When per-record tracking is worth the cost
- Heterogeneous operations: Each record does something different (loading different source files with different schemas)
- Failure-sensitive operations: You need to know exactly which record failed and retry it
- Low volume: Hundreds of records, not thousands
- Audit requirements: Regulatory or compliance reasons require per-record traceability
When to batch
- Homogeneous operations: 12,000 identical downloads from the same host
- Batch-retryable: If it fails, just re-run the whole batch (resume handles dedup)

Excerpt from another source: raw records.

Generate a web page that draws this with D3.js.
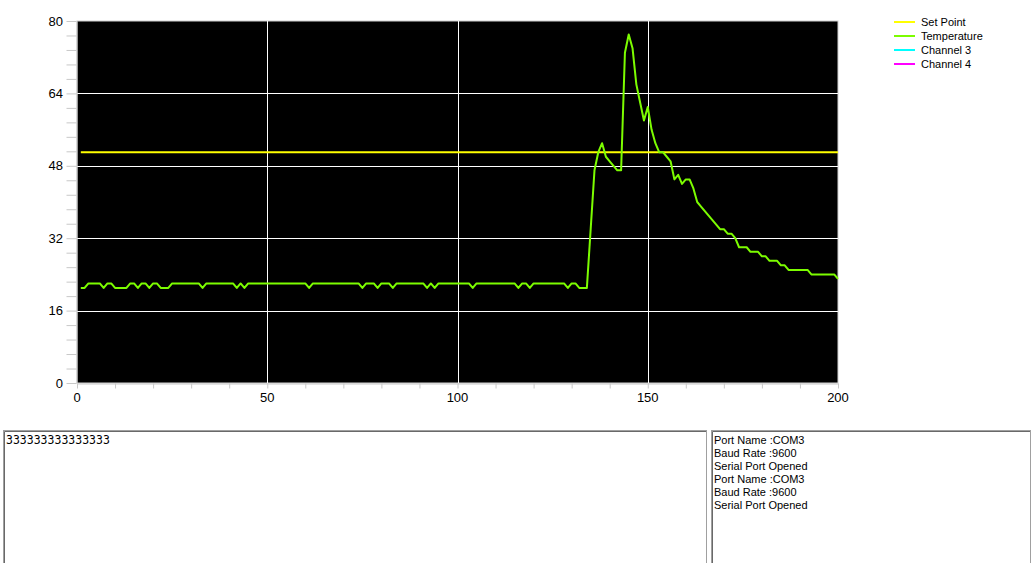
<!DOCTYPE html>
<html>
<head>
<meta charset="utf-8">
<script src="https://cdn.jsdelivr.net/npm/d3@7"></script>
<style>
  body { margin: 0; background: #fff; }
  text { font-family: "Liberation Sans", Arial, sans-serif; }
</style>
</head>
<body>
<svg id="chart" width="1031" height="563"></svg>
<script>
// x labels / y labels
const xTicks = [0, 50, 100, 150, 200];
const yTicks = [0, 16, 32, 48, 64, 80];

// temperature samples, one per x step starting at 1
const temperature = [
  21, 21, 22, 22, 22, 22, 21, 22, 22, 21,
  21, 21, 21, 22, 22, 21, 22, 22, 21, 22,
  22, 21, 21, 21, 22, 22, 22, 22, 22, 22,
  22, 22, 21, 22, 22, 22, 22, 22, 22, 22,
  22, 21, 22, 21, 22, 22, 22, 22, 22, 22,
  22, 22, 22, 22, 22, 22, 22, 22, 22, 22,
  21, 22, 22, 22, 22, 22, 22, 22, 22, 22,
  22, 22, 22, 22, 21, 22, 22, 22, 21, 22,
  22, 22, 21, 22, 22, 22, 22, 22, 22, 22,
  22, 21, 22, 21, 22, 22, 22, 22, 22, 22,
  22, 22, 22, 21, 22, 22, 22, 22, 22, 22,
  22, 22, 22, 22, 22, 21, 22, 22, 21, 22,
  22, 22, 22, 22, 22, 22, 22, 22, 21, 22,
  22, 21, 21, 21, 34, 47, 51, 53, 50, 49,
  48, 47, 47, 73, 77, 74, 66, 62, 58, 61,
  56, 53, 51, 51, 50, 49, 45, 46, 44, 45,
  45, 43, 40, 39, 38, 37, 36, 35, 34, 34,
  33, 33, 32, 30, 30, 30, 29, 29, 29, 28,
  28, 27, 27, 27, 26, 26, 25, 25, 25, 25,
  25, 25, 24, 24, 24, 24, 24, 24, 24, 23
];
const setPointX = [1, 200];
const setPointY = [51, 51];

const legendNames = ['Set Point', 'Temperature', 'Channel 3', 'Channel 4'];
const legendColors = ['#ffff00', '#7cfc00', '#00ffff', '#ff00ff'];

const consoleLines = ['333333333333333'];
const logLines = [
  'Port Name :COM3', 'Baud Rate :9600', 'Serial Port Opened',
  'Port Name :COM3', 'Baud Rate :9600', 'Serial Port Opened'
];

const svg = d3.select('#chart');
const plot = { left: 77, right: 838, top: 21, bottom: 383 };

const x = d3.scaleLinear().domain([0, 200]).range([plot.left, plot.right]);
const y = d3.scaleLinear().domain([0, 80]).range([plot.bottom, plot.top]);

// plot background
svg.append('rect')
  .attr('x', plot.left).attr('y', plot.top)
  .attr('width', plot.right - plot.left).attr('height', plot.bottom - plot.top)
  .attr('fill', '#000')
  .attr('stroke', '#d0d0d0');

// grid
svg.append('g').selectAll('line')
  .data(xTicks.slice(1, -1))
  .enter().append('line')
  .attr('x1', (d) => Math.round(x(d)) + 0.5).attr('x2', (d) => Math.round(x(d)) + 0.5)
  .attr('y1', plot.top).attr('y2', plot.bottom)
  .attr('stroke', '#fff');

svg.append('g').selectAll('line')
  .data(yTicks.slice(1, -1))
  .enter().append('line')
  .attr('x1', plot.left).attr('x2', plot.right)
  .attr('y1', (d) => Math.round(y(d)) + 0.5).attr('y2', (d) => Math.round(y(d)) + 0.5)
  .attr('stroke', '#fff');

// axes (minor ticks)
const yMinor = d3.range(0, 81, 3.2);
const yAxis = svg.append('g')
  .attr('transform', `translate(${plot.left - 0.5},0)`)
  .call(d3.axisLeft(y).tickValues(yMinor).tickSize(10).tickSizeOuter(0).tickFormat(''));
yAxis.selectAll('path, line').attr('stroke', '#c8c8c8');

const xMinor = d3.range(0, 201, 10);
const xAxis = svg.append('g')
  .attr('transform', `translate(0,${plot.bottom + 0.5})`)
  .call(d3.axisBottom(x).tickValues(xMinor).tickSize(5).tickSizeOuter(0).tickFormat(''));
xAxis.selectAll('path, line').attr('stroke', '#c8c8c8');

// tick labels
svg.append('g').selectAll('text')
  .data(yTicks)
  .enter().append('text')
  .attr('x', 63)
  .attr('y', (d) => y(d) + 4.5)
  .attr('text-anchor', 'end')
  .attr('font-size', 13)
  .attr('fill', '#000')
  .text((d) => d);

svg.append('g').selectAll('text')
  .data(xTicks)
  .enter().append('text')
  .attr('x', (d) => x(d))
  .attr('y', 402)
  .attr('text-anchor', 'middle')
  .attr('font-size', 13)
  .attr('fill', '#000')
  .text((d) => d);

// series
const line = d3.line().x((d) => x(d[0])).y((d) => y(d[1]));

svg.append('path')
  .attr('d', line(setPointX.map((v, i) => [v, setPointY[i]])))
  .attr('stroke', legendColors[0])
  .attr('stroke-width', 2)
  .attr('fill', 'none');

svg.append('path')
  .attr('d', line(temperature.map((v, i) => [i + 1, v])))
  .attr('stroke', legendColors[1])
  .attr('stroke-width', 2)
  .attr('stroke-linejoin', 'round')
  .attr('fill', 'none');

// legend
const legend = svg.append('g').selectAll('g')
  .data(legendNames)
  .enter().append('g')
  .attr('transform', (d, i) => `translate(894,${22 + i * 14})`);

legend.append('line')
  .attr('x1', 0).attr('x2', 21)
  .attr('stroke', (d, i) => legendColors[i])
  .attr('stroke-width', 2);

legend.append('text')
  .attr('x', 27).attr('y', 4)
  .attr('font-size', 11)
  .attr('fill', '#000')
  .text((d) => d);

// text boxes below the chart
function box(x0, x1) {
  const g = svg.append('g');
  g.append('rect')
    .attr('x', x0 + 0.5).attr('y', 430.5)
    .attr('width', x1 - x0).attr('height', 140)
    .attr('fill', '#fff')
    .attr('stroke', '#a0a0a0');
  g.append('path')
    .attr('d', `M${x0 + 1.5},570 V431.5 H${x1}`)
    .attr('stroke', '#696969')
    .attr('fill', 'none');
  return g;
}

box(3, 706).selectAll('text')
  .data(consoleLines)
  .enter().append('text')
  .attr('x', 6).attr('y', (d, i) => 444 + i * 13)
  .attr('font-family', '"DejaVu Sans Mono", monospace')
  .style('font-family', '"DejaVu Sans Mono", monospace')
  .attr('font-size', 11.5)
  .text((d) => d);

box(711, 1030).selectAll('text')
  .data(logLines)
  .enter().append('text')
  .attr('x', 714).attr('y', (d, i) => 444 + i * 13)
  .attr('font-size', 11)
  .text((d) => d);
</script>
</body>
</html>
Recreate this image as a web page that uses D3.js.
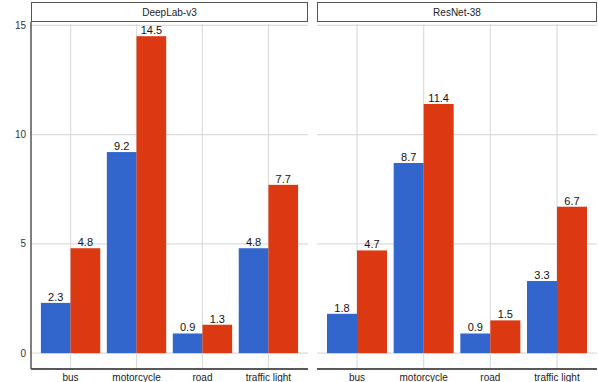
<!DOCTYPE html>
<html>
<head>
<meta charset="utf-8">
<script src="https://cdn.jsdelivr.net/npm/d3@7"></script>
<style>
  body { margin: 0; background: #fff; }
  text { font-family: "Liberation Sans", Arial, sans-serif; }
</style>
</head>
<body>
<svg id="chart" width="598" height="382"></svg>
<script>
const models = ["DeepLab-v3", "ResNet-38"];
const categories = ["bus", "motorcycle", "road", "traffic light"];
const seriesNames = ["a", "b"];
const deeplabA = [2.3, 9.2, 0.9, 4.8];
const deeplabB = [4.8, 14.5, 1.3, 7.7];
const resnetA = [1.8, 8.7, 0.9, 3.3];
const resnetB = [4.7, 11.4, 1.5, 6.7];
const yTicks = [0, 5, 10, 15];
const colors = ["#3366cc", "#dc3912"];

const values = {
  "DeepLab-v3": [deeplabA, deeplabB],
  "ResNet-38": [resnetA, resnetB]
};

const svg = d3.select("#chart");
const plotTop = 22, plotBottom = 369;
const panels = [
  { name: "DeepLab-v3", x0: 31, x1: 308 },
  { name: "ResNet-38", x0: 317, x1: 597 }
];

const y = d3.scaleLinear().domain([-0.725, 15.15]).range([plotBottom, plotTop]);

// y tick labels (left panel only)
svg.append("g").selectAll("text")
  .data(yTicks)
  .join("text")
  .attr("x", 26)
  .attr("y", d => y(d))
  .attr("dy", "0.35em")
  .attr("text-anchor", "end")
  .attr("font-size", 10)
  .attr("fill", "#333")
  .text(d => d);

panels.forEach((p, pi) => {
  const g = svg.append("g");
  const step = (p.x1 - p.x0) / 4.2;
  const x = d3.scalePoint().domain(categories)
    .range([p.x0 + 0.6 * step, p.x1 - 0.6 * step]);
  const bw = step * 0.9 / 2;

  // strip
  g.append("rect")
    .attr("x", p.x0 + 0.5).attr("y", 2.5)
    .attr("width", p.x1 - p.x0 - 1).attr("height", plotTop - 3)
    .attr("fill", "#fff").attr("stroke", "#555").attr("stroke-width", 1);
  g.append("text")
    .attr("x", (p.x0 + p.x1) / 2).attr("y", 12.5)
    .attr("dy", "0.35em").attr("text-anchor", "middle")
    .attr("font-size", 10).attr("fill", "#222")
    .text(p.name);

  // grid
  g.append("g").selectAll("line")
    .data(yTicks).join("line")
    .attr("x1", p.x0).attr("x2", p.x1)
    .attr("y1", d => y(d)).attr("y2", d => y(d))
    .attr("stroke", "#dcdcdc").attr("stroke-width", 1.2);
  g.append("g").selectAll("line")
    .data(categories).join("line")
    .attr("x1", d => x(d)).attr("x2", d => x(d))
    .attr("y1", plotTop + 2).attr("y2", plotBottom)
    .attr("stroke", "#dcdcdc").attr("stroke-width", 1.2);

  // bars
  const rows = [];
  values[p.name].forEach((vals, si) => {
    vals.forEach((v, ci) => rows.push({ cat: categories[ci], s: si, v }));
  });
  g.append("g").selectAll("rect")
    .data(rows).join("rect")
    .attr("x", d => x(d.cat) - bw + d.s * bw)
    .attr("y", d => y(d.v))
    .attr("width", bw)
    .attr("height", d => y(0) - y(d.v))
    .attr("fill", d => colors[d.s]);
  g.append("g").selectAll("text")
    .data(rows).join("text")
    .attr("x", d => x(d.cat) - bw / 2 + d.s * bw)
    .attr("y", d => y(d.v) - 2)
    .attr("text-anchor", "middle")
    .attr("font-size", 11)
    .attr("fill", "#111")
    .text(d => d.v.toFixed(1));

  // x labels
  g.append("g").selectAll("text")
    .data(categories).join("text")
    .attr("x", d => x(d)).attr("y", 381)
    .attr("text-anchor", "middle")
    .attr("font-size", 10).attr("fill", "#222")
    .text(d => d);

  // axis lines
  g.append("line")
    .attr("x1", p.x0).attr("x2", p.x1)
    .attr("y1", plotBottom).attr("y2", plotBottom)
    .attr("stroke", "#222").attr("stroke-width", 1.3);
  if (pi === 0) {
    g.append("line")
      .attr("x1", p.x0).attr("x2", p.x0)
      .attr("y1", plotTop).attr("y2", plotBottom)
      .attr("stroke", "#555").attr("stroke-width", 1.5);
  }
});
</script>
</body>
</html>
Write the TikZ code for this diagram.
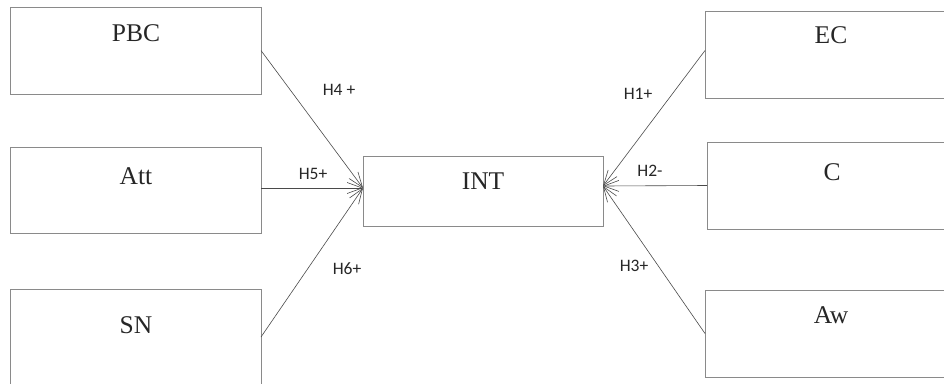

- High volume: Thousands of records where per-record overhead dominates
- No external audit requirement: Internal pipeline, not compliance-regulated
Broader Lesson
Before scaling a pipeline from development to production, profile the per-record overhead separately from the per-record useful work:
import time
# Instrument one iteration
t0 = time.time(); setup(); t_setup = time.time() - t0
t0 = time.time(); do_work(); t_work = time.time() - t0
t0 = time.time(); bookkeep(); t_book = time.time() - t0
overhead_ratio = (t_setup + t_book) / t_work
projected_overhead = (t_setup + t_book) * total_records
print(f"Overhead ratio: {overhead_ratio:.1f}x")
print(f"Projected overhead at {total_records} records: {projected_overhead/60:.0f} min")
If the overhead ratio is > 1x, you'll spend more time on bookkeeping than on useful work. That's the signal to batch.